Na Serra Gaúcha, meus irmãos Gabriel Izidoro e família e João Victor de Oliveira, este último após dez horas de viagem, estão refugiados e aparentemente seguros.
Em Porto Alegre, Patrícia Meira está com a mãe internada. A situação é complexa e rezo por elas. Minha guaibeira das antigas, Fabiane Moraes, também é um tanto meu porto seguro, feliz que estou que ela está a salvo.
Na capital, Alessandro Varela, José Fernando Cardoso, da Unisinos para a vida, seguem na luta bravamente, assim como meu irmão Luis Eduardo Oliveira da Silva, que me narrou em detalhes os horrores da enchente em suas saídas de carro pela cidade.

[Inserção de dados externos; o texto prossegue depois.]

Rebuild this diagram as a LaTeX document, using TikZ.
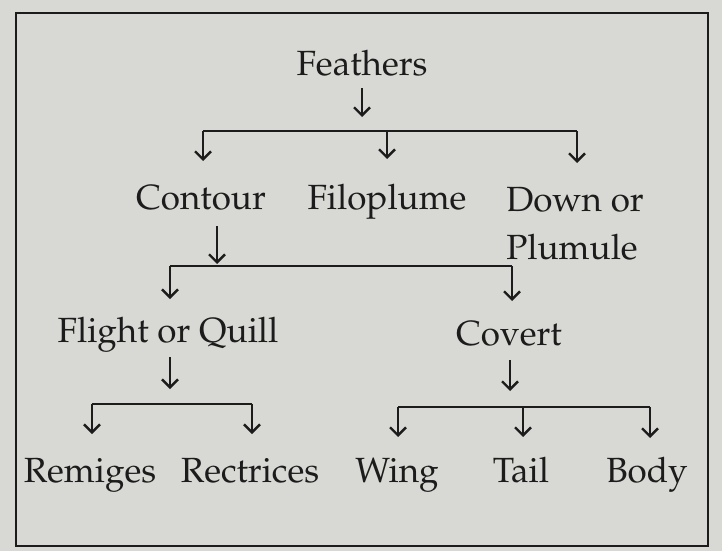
\documentclass[tikz,border=0pt]{standalone}
\usepackage[T1]{fontenc}
\usepackage{mathpazo}
\usetikzlibrary{arrows.meta}
\definecolor{paper}{RGB}{216,216,212}
\definecolor{ink}{RGB}{28,28,28}
\tikzset{
  lbl/.style={anchor=base, inner sep=0pt, text=ink, font=\fontsize{35}{40}\selectfont},
  ln/.style={draw=ink, line width=2.8pt},
  arr/.style={draw=ink, line width=2.4pt, -{Straight Barb[length=8pt,width=16pt,line width=2.4pt]}},
}
\begin{document}
\begin{tikzpicture}[x=1pt,y=-1pt]
\fill[paper] (0,0) rectangle (722,551);
\useasboundingbox (0,0) rectangle (722,551);
\draw[ink, line width=2.8pt] (16,13) rectangle (708,546);
% nodes
\node[lbl] (feathers) at (362,75) {Feathers};
\node[lbl] (contour) at (201,209) {Contour};
\node[lbl] (filo) at (387,209) {Filoplume};
\node[lbl] (down) at (575,211) {Down or};
\node[lbl] (plum) at (572,259) {Plumule};
\node[lbl] (flight) at (168,342) {Flight or Quill};
\node[lbl] (covert) at (509,345) {Covert};
\node[lbl] (rem) at (90,482) {Remiges};
\node[lbl] (rec) at (250,482) {Rectrices};
\node[lbl] (wing) at (397,482) {Wing};
\node[lbl] (tail) at (521,482) {Tail};
\node[lbl] (body) at (647,482) {Body};
% level 1
\coordinate (f0) at (362,88); \coordinate (f1) at (362,117);
\draw[arr] (f0) -- (f1);
\coordinate (a1) at (203,131); \coordinate (a2) at (387,131); \coordinate (a3) at (577,131);
\draw[ln] (a1) -- (a3);
\draw[arr] (a1) -- (203,161);
\draw[arr] (a2) -- (387,159);
\draw[arr] (a3) -- (577,163);
% level 2
\coordinate (c0) at (217,226); \coordinate (c1) at (217,264);
\draw[arr] (c0) -- (c1);
\coordinate (b1) at (170,266); \coordinate (b2) at (512,266);
\draw[ln] (b1) -- (b2);
\draw[arr] (b1) -- (170,299);
\draw[arr] (b2) -- (512,301);
% level 3
\coordinate (q0) at (170,357); \coordinate (q1) at (170,389);
\draw[arr] (q0) -- (q1);
\coordinate (v0) at (510,360); \coordinate (v1) at (510,391);
\draw[arr] (v0) -- (v1);
\coordinate (d1) at (92,404); \coordinate (d2) at (252,404);
\draw[ln] (d1) -- (d2);
\draw[arr] (d1) -- (92,434);
\draw[arr] (d2) -- (252,434);
\coordinate (e1) at (398,407); \coordinate (e2) at (523,407); \coordinate (e3) at (650,407);
\draw[ln] (e1) -- (e3);
\draw[arr] (e1) -- (398,437);
\draw[arr] (e2) -- (523,437);
\draw[arr] (e3) -- (650,438);
\end{tikzpicture}
\end{document}
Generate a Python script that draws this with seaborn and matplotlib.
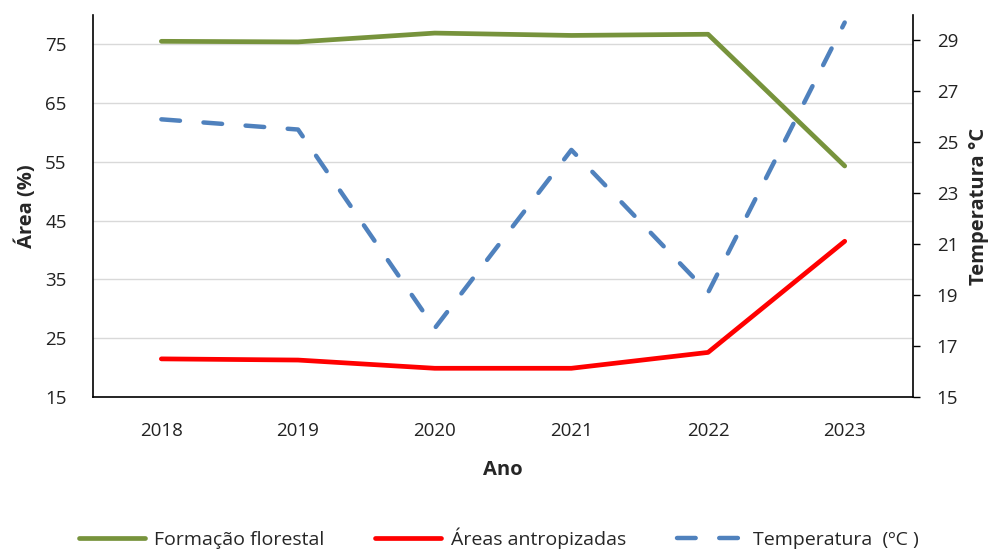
import matplotlib
matplotlib.use("Agg")
import matplotlib.pyplot as plt
import seaborn as sns
import pandas as pd
from matplotlib.lines import Line2D

years = ["2018", "2019", "2020", "2021", "2022", "2023"]
formacao = [75.5, 75.4, 76.9, 76.5, 76.7, 54.3]
antropizadas = [21.5, 21.3, 19.9, 19.9, 22.6, 41.5]
temperatura = [25.9, 25.5, 17.7, 24.7, 19.1, 29.7]
left_ticks = [15, 25, 35, 45, 55, 65, 75]
right_ticks = [15, 17, 19, 21, 23, 25, 27, 29]

sns.set_theme(style="white")
plt.rcParams['font.family'] = ['Open Sans', 'DejaVu Sans']

df = pd.DataFrame({"pos": range(len(years)), "formacao": formacao,
                   "antropizadas": antropizadas, "temperatura": temperatura})

fig = plt.figure(figsize=(9.97, 5.5), dpi=100)
ax = fig.add_axes([0.0933, 0.278, 0.8225, 0.695])

green = "#77933C"
red = "#FF0000"
blue = "#4F81BD"
dash = (0, (4.2, 5.3))

sns.lineplot(data=df, x="pos", y="formacao", ax=ax, color=green, linewidth=3.4)
sns.lineplot(data=df, x="pos", y="antropizadas", ax=ax, color=red, linewidth=3.4)
ax.set_ylim(15, 80)
ax.set_xlim(-0.5, len(years) - 0.5)
ax.set_yticks(left_ticks)
ax.set_xticks(range(len(years)))
ax.set_xticklabels(years)
ax.yaxis.grid(True, color="#D9D9D9", linewidth=1)
ax.set_axisbelow(True)
ax.tick_params(axis="both", length=0, labelsize=13.5, colors="#222222", pad=19)
ax.tick_params(axis="x", pad=18)
ax.set_xlabel("Ano", fontsize=14.5, fontweight="bold", labelpad=14)
ax.set_ylabel("Área (%)", fontsize=14.5, fontweight="bold", labelpad=6)
for s in ["left", "bottom"]:
    ax.spines[s].set_color("black")
    ax.spines[s].set_linewidth(1.2)
ax.spines["top"].set_visible(False)
ax.spines["right"].set_visible(False)

ax2 = ax.twinx()
sns.lineplot(data=df, x="pos", y="temperatura", ax=ax2, color=blue,
             linewidth=3.2, linestyle=dash, dash_capstyle="round")
ax2.set_ylim(15, 30)
ax2.set_yticks(right_ticks)
ax2.set_xlim(-0.5, len(years) - 0.5)
ax2.tick_params(axis="y", length=5, width=1, labelsize=13.5, colors="#222222", pad=12)
ax2.tick_params(axis="y", color="black")
ax2.set_ylabel("Temperatura °C", fontsize=14.5, fontweight="bold", labelpad=8)
ax2.spines["right"].set_color("black")
ax2.spines["right"].set_linewidth(1.2)
ax2.spines["top"].set_visible(False)
ax2.spines["left"].set_visible(False)
ax2.spines["bottom"].set_visible(False)
ax2.grid(False)

handles = [Line2D([], [], color=green, linewidth=3.4),
           Line2D([], [], color=red, linewidth=3.4),
           Line2D([], [], color=blue, linewidth=3.2, linestyle=dash,
                  dash_capstyle="round")]
labels = ["Formação florestal", "Áreas antropizadas", "Temperatura  (ºC )"]
fig.legend(handles, labels, loc="center", bbox_to_anchor=(0.5, 0.022), ncol=3,
           frameon=False, fontsize=14, handlelength=3.4, columnspacing=2.6,
           handletextpad=0.5)

fig.savefig("out.png", dpi=100)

Luisinho e uma de suas filhas atuam juntos na área de saúde. Estão, eles sabem, entre meus heróis dessa tragédia.
Minha prima Gisele e sua mãe Dalva aguardam cirurgia de retirada de vesícula da Gi num hospital da zona norte. Sem água e comida – a cozinha foi desativada e os pacientes se alimentam de marmitas – não se sabe quando o procedimento ocorrerá.
Do lado de casa, no Partenon, Evelena Rodrigues, a quem agradeço, cuida dos seus e da minha mãe e minha irmã também. E lhe sou e serei grato eternamente.
Por São Paulo, gente de ontem e de hoje me abraça entre preocupada e disposta a ajudar, qual seja a forma. Cito Mariana Ghirelo, que pegou dengue e que mesmo assim me enviou mensagens de apoio. Gláucia Milício, a minha eterna Glau Gadot, a ausente mais presente da minha vida. Até a ruiva Marina Diana que, inesperadamente, me procurou e me aqueceu o coração.
Henrique Veltman e às famílias Gueller e Gutierres, que hoje são minha família, me procuram full time para saber notícias. Os Garotos da Javari e meu colegas de trabalho, que me veem tremendo pelo Parkinson a cada almoço – cenário agravado pela crise no sul – também merecem crédito.
De Santa Catarina, Simone Lemes, amor de uma juventude feliz, me apoia. Nos apoiamos, na verdade. De Fortaleza, no Ceará, a doce Aline Carlos me ajuda com a nossa indefectível Rádio Clube dos Deprimidos, que me faz um bem danado, pasmem.
Falarei da turma que abriu este escrito.
Valesca Nunes, vizinha da Batista Xavier, irmã do Marcelinho, citado no começo deste escrito, segura a bronca de cuidar da casa e da própria mente em voo solo – Dona Reni, a mãe admirável, se foi neste ano.
Marcio Barbosa conseguiu refúgio para si e seus familiares, ele que ficou com água pela cintura mesmo a bons metros do Guaíba na zona sul da capital.
Na zona sul do estado, Sandro Leite e Jefferson Marcanth atuam como voluntários. Meu irmão Jackson Lopes reuniu empresários e comprou e distribuiu mantimentos para quem nada tinha.
Meu irmão Leandro Luz está na luta também seja em Sapucaia do Sul, seja onde for, pois que o dever de salvar, eu sei, lhe é caríssimo
A todos e aos heróis aqui citados, e mesmo aos não citados pela minha memória insone e fraca, a minha homenagem mais singela e emocionada. Força a todos e que, Oxalá, essa crise vá embora com a mesma velocidade com que bateu à porta das milhares de vítimas.